Nothing outside the lines from the one containing "Reproduce this chart" down to the one containing "const yTicks = [0, 50, 100, 150, 200, 250];" belongs in the copy; print that span exactly, both ends included, with pictures removed.

▸ Records to use:
▬▬▬

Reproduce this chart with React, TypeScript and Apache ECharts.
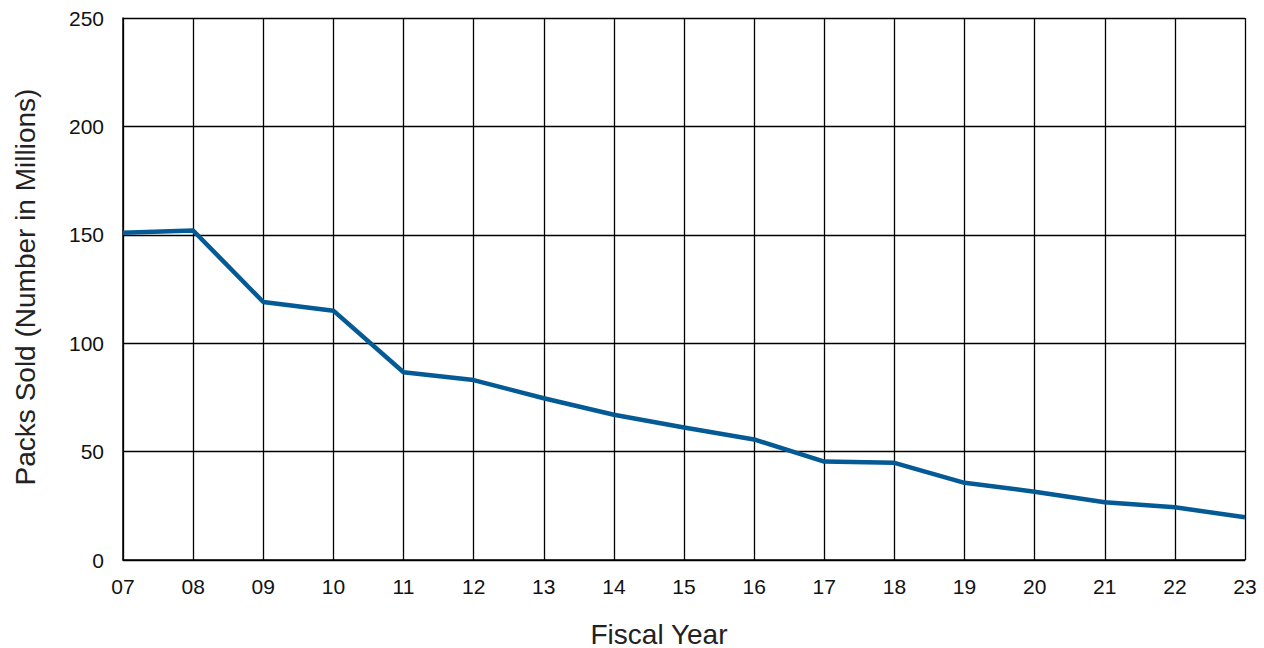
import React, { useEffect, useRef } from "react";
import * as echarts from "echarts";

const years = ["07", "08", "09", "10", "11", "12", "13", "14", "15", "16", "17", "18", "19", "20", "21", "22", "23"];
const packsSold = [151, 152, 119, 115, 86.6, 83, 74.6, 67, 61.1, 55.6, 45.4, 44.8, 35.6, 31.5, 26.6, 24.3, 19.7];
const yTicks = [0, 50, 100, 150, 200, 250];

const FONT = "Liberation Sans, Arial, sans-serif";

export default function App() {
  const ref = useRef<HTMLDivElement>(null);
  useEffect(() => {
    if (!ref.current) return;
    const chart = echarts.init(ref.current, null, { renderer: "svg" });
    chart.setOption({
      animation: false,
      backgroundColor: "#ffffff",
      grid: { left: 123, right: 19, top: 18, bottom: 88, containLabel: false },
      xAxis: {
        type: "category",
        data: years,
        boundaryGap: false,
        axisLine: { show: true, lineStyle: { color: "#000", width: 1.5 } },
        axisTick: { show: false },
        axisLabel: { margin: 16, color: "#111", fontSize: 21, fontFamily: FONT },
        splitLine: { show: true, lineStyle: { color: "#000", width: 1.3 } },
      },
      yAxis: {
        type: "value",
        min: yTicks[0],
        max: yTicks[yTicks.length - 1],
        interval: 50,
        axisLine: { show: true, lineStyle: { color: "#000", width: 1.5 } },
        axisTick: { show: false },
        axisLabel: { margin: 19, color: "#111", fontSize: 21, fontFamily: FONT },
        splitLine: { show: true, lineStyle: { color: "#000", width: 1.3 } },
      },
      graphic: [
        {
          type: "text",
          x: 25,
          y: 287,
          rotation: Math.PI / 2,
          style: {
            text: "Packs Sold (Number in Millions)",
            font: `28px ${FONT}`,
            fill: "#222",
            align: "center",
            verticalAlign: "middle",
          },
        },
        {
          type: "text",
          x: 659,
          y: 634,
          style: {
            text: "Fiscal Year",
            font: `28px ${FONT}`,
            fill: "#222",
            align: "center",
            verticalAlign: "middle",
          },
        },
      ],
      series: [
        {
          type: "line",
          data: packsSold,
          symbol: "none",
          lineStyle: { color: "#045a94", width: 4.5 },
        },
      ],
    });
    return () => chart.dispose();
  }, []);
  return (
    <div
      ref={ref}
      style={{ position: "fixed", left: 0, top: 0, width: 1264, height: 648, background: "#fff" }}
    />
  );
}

▬▬▬

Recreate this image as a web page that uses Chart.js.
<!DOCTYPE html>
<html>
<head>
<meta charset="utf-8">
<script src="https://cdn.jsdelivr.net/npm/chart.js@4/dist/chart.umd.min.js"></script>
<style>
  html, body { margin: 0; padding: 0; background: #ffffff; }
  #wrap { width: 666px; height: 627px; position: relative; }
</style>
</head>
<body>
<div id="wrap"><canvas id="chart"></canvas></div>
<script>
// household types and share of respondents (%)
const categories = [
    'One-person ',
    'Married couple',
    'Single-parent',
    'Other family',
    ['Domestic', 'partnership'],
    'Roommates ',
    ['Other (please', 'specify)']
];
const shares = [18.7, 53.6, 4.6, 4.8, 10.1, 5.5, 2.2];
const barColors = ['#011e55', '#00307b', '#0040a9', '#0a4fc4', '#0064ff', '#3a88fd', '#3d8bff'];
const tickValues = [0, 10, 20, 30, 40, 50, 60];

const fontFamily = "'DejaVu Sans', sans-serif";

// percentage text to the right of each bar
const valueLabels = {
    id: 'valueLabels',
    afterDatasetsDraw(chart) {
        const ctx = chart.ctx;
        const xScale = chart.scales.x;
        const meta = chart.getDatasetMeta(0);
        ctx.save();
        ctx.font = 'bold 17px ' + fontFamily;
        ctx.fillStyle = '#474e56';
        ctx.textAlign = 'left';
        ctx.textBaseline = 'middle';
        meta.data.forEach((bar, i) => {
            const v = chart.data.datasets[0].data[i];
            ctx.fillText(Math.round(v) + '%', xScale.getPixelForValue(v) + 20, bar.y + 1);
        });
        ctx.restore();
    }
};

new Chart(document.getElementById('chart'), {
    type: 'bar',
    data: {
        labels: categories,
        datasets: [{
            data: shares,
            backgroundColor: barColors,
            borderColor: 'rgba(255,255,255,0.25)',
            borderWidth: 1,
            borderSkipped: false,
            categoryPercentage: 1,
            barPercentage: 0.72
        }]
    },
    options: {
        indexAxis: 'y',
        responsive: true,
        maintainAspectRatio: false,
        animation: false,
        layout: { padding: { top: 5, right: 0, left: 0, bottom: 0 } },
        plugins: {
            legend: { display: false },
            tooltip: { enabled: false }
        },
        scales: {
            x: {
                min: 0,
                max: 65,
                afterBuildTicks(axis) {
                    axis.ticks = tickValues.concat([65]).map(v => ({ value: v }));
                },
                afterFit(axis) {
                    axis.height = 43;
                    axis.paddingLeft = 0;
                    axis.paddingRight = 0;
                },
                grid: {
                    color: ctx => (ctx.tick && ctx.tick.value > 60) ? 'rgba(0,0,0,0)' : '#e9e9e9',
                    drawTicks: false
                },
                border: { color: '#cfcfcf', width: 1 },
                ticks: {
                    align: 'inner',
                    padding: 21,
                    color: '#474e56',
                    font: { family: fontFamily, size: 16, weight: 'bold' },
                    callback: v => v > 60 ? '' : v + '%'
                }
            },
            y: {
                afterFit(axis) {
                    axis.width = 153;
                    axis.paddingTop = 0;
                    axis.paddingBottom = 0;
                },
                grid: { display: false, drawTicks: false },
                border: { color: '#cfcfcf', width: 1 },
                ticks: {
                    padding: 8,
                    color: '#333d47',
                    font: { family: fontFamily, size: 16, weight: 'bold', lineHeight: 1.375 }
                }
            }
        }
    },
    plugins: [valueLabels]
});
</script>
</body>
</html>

▬▬▬

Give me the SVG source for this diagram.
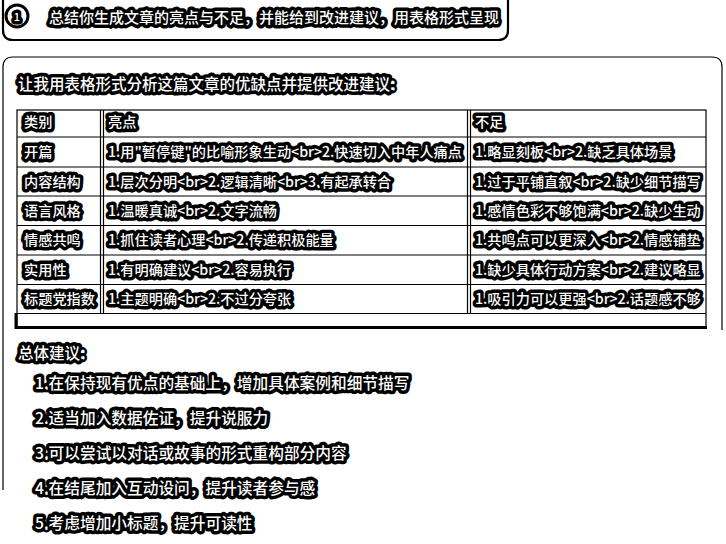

▬▬▬

▸ Task answer:
Reproduce this chart with React, TypeScript and Apache ECharts.
import React, { useEffect, useRef } from "react";
import * as echarts from "echarts";

const years = ["07", "08", "09", "10", "11", "12", "13", "14", "15", "16", "17", "18", "19", "20", "21", "22", "23"];
const packsSold = [151, 152, 119, 115, 86.6, 83, 74.6, 67, 61.1, 55.6, 45.4, 44.8, 35.6, 31.5, 26.6, 24.3, 19.7];
const yTicks = [0, 50, 100, 150, 200, 250];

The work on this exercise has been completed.